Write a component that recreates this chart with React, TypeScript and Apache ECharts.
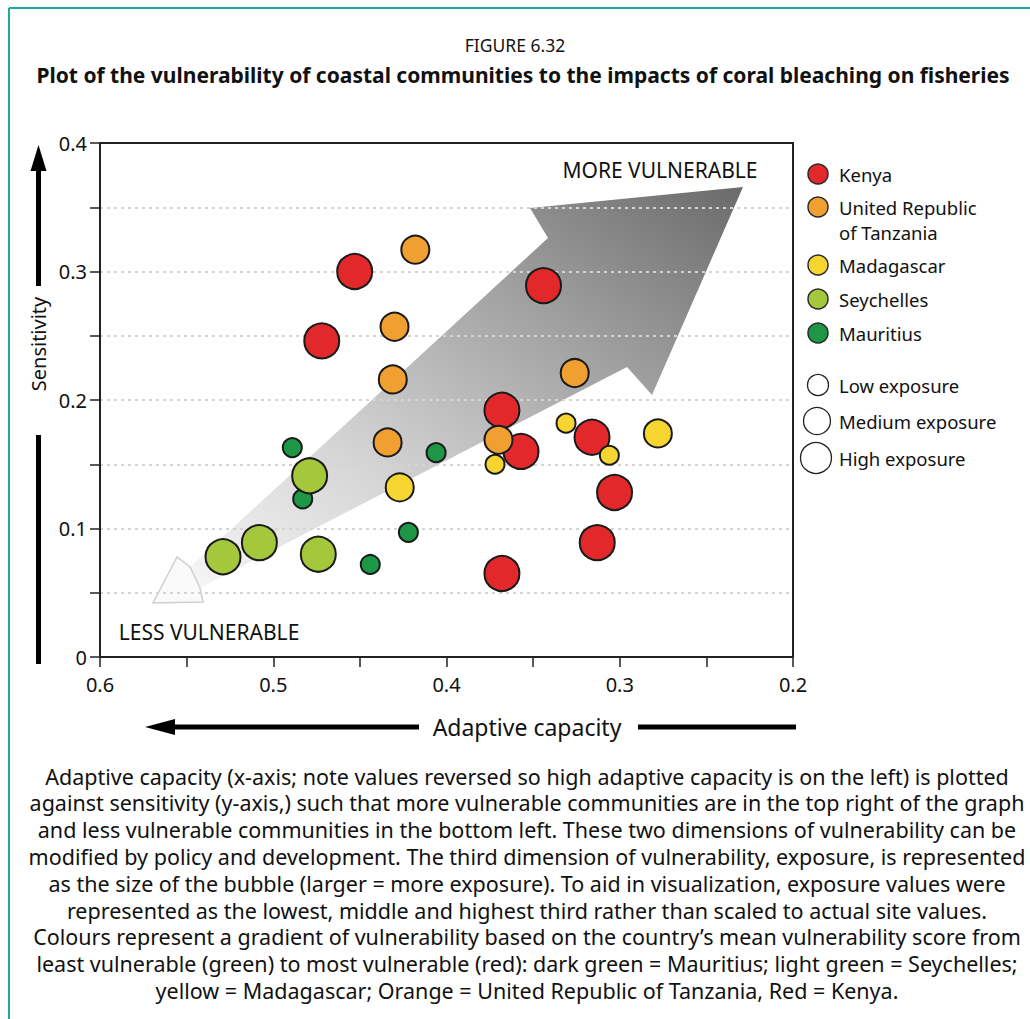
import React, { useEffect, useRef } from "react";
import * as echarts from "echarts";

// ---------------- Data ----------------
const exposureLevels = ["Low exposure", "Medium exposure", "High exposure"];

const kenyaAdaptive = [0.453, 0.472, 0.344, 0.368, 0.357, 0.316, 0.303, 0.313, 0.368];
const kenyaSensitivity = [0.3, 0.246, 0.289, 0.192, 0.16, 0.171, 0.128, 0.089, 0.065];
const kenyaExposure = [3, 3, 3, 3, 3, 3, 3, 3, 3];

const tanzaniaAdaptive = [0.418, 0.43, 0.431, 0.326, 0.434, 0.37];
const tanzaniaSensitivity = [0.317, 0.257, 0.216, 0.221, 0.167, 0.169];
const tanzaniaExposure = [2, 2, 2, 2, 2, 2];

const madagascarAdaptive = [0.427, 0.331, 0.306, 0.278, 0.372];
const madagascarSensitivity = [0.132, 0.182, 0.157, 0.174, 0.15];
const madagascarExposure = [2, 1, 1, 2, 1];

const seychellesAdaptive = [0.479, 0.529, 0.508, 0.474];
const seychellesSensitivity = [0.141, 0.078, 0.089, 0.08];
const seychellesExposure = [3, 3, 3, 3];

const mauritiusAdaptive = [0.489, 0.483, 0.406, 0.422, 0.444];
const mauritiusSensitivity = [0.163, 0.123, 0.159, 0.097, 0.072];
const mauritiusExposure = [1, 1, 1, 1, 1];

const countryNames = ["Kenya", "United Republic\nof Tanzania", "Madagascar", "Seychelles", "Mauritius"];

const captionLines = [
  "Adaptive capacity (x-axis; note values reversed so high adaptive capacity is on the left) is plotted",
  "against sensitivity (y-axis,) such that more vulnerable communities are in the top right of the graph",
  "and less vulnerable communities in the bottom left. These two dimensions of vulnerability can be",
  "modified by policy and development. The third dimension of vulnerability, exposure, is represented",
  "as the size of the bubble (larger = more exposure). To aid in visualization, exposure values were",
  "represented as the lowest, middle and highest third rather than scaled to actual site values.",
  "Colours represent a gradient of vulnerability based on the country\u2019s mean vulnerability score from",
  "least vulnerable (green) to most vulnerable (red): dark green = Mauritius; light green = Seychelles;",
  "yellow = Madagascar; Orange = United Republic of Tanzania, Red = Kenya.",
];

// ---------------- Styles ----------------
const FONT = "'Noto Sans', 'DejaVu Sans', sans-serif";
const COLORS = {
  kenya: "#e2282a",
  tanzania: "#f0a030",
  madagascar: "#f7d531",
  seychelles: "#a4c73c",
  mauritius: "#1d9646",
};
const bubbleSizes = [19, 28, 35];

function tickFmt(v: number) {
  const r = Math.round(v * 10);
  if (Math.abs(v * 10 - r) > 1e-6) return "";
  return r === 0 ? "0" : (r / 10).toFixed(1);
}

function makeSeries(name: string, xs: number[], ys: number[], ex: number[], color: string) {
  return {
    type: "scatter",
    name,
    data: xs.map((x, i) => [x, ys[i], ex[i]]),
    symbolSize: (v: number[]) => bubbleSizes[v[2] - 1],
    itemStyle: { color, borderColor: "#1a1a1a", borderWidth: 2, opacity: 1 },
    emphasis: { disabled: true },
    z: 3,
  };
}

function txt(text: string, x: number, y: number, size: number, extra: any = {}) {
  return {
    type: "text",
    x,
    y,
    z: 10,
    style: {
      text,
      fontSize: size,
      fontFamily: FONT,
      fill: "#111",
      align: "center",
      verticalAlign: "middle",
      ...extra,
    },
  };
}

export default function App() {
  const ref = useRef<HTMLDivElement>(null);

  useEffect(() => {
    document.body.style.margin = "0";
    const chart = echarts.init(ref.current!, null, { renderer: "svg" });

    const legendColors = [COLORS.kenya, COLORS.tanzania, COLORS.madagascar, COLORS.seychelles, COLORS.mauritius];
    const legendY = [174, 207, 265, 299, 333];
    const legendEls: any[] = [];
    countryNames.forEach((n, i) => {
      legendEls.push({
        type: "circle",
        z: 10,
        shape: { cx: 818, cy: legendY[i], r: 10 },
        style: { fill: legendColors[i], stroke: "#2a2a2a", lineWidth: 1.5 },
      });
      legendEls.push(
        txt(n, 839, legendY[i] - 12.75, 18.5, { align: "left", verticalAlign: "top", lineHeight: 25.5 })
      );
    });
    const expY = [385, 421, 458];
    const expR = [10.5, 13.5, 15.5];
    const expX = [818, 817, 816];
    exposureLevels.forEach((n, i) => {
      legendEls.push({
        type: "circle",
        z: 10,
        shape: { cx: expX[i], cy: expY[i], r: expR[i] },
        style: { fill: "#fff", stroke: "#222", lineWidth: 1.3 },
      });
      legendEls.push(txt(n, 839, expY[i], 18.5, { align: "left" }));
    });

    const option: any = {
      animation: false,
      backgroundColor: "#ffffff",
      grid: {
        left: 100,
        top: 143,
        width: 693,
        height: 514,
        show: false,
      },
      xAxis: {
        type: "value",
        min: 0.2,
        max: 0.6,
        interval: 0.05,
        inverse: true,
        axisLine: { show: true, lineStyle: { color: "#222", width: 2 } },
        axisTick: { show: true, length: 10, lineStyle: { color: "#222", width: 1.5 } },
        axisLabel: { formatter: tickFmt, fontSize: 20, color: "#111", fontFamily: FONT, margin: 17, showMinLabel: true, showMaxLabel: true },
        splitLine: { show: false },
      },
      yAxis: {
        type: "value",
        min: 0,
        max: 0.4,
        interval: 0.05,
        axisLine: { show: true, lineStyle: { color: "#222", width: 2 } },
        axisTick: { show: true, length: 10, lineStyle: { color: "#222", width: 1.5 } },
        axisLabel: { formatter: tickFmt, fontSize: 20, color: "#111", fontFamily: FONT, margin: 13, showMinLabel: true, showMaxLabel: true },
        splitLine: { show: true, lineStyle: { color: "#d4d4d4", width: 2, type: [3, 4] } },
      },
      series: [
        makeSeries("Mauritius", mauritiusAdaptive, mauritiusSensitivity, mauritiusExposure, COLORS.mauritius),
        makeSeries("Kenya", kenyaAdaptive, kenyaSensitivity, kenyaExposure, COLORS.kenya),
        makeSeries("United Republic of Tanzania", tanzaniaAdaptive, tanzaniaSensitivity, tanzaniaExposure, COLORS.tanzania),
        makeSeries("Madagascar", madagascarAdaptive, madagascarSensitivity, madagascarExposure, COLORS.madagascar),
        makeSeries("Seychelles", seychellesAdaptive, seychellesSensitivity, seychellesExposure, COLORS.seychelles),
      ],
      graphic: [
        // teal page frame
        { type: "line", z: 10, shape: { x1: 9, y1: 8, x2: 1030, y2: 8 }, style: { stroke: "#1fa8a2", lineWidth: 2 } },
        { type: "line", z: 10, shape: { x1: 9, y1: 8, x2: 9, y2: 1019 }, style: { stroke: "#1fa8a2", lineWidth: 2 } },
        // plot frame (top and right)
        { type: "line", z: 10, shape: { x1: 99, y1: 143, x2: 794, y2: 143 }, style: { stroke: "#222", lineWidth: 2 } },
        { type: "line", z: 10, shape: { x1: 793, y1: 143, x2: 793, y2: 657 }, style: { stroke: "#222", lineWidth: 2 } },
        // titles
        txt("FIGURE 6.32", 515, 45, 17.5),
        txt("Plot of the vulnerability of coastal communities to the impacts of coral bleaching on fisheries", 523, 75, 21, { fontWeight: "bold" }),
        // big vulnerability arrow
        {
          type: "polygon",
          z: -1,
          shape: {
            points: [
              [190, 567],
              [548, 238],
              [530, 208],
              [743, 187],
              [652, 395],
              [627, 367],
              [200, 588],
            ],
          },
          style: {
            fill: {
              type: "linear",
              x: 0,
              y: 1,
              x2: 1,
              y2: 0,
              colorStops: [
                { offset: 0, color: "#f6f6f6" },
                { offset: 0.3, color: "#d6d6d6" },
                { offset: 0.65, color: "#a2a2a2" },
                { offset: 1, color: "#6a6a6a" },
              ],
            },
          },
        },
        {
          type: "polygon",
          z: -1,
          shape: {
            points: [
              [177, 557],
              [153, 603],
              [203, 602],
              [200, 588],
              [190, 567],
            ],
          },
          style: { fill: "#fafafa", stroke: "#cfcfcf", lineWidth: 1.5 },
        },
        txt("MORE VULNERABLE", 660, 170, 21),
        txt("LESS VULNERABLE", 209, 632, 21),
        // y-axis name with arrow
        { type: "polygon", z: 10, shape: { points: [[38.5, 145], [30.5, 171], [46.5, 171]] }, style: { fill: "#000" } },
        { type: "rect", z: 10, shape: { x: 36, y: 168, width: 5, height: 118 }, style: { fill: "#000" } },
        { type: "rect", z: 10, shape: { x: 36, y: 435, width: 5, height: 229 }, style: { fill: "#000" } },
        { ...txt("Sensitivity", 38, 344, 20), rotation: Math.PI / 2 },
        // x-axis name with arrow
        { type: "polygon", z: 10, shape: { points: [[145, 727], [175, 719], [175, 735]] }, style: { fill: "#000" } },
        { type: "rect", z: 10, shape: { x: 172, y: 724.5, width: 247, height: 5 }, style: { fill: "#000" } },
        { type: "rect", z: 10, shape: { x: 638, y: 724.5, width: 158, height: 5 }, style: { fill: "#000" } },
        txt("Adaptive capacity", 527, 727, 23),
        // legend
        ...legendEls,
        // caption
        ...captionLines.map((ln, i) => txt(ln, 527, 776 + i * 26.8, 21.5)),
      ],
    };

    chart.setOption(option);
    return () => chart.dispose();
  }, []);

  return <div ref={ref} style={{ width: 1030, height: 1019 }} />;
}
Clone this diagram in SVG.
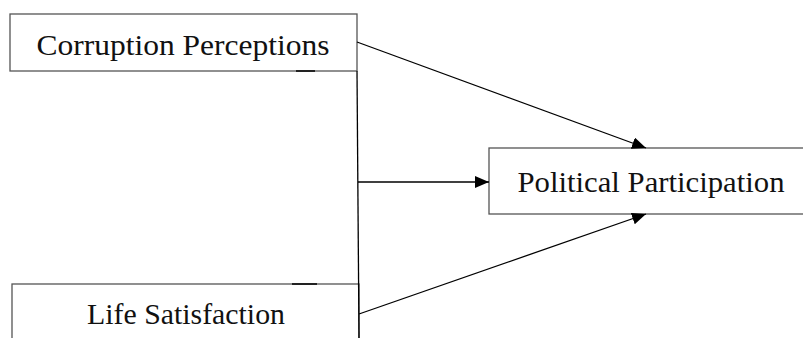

════

### WORK INSTRUCTIONS
Begin at the top of the material above and output each line exactly, stopping after the line that holds "const madagascarExposure = [2, 1, 1, 2, 1];". Leave out pictures.

### THE SOLUTION
Write a component that recreates this chart with React, TypeScript and Apache ECharts.
import React, { useEffect, useRef } from "react";
import * as echarts from "echarts";

// ---------------- Data ----------------
const exposureLevels = ["Low exposure", "Medium exposure", "High exposure"];

const kenyaAdaptive = [0.453, 0.472, 0.344, 0.368, 0.357, 0.316, 0.303, 0.313, 0.368];
const kenyaSensitivity = [0.3, 0.246, 0.289, 0.192, 0.16, 0.171, 0.128, 0.089, 0.065];
const kenyaExposure = [3, 3, 3, 3, 3, 3, 3, 3, 3];

const tanzaniaAdaptive = [0.418, 0.43, 0.431, 0.326, 0.434, 0.37];
const tanzaniaSensitivity = [0.317, 0.257, 0.216, 0.221, 0.167, 0.169];
const tanzaniaExposure = [2, 2, 2, 2, 2, 2];

const madagascarAdaptive = [0.427, 0.331, 0.306, 0.278, 0.372];
const madagascarSensitivity = [0.132, 0.182, 0.157, 0.174, 0.15];
const madagascarExposure = [2, 1, 1, 2, 1];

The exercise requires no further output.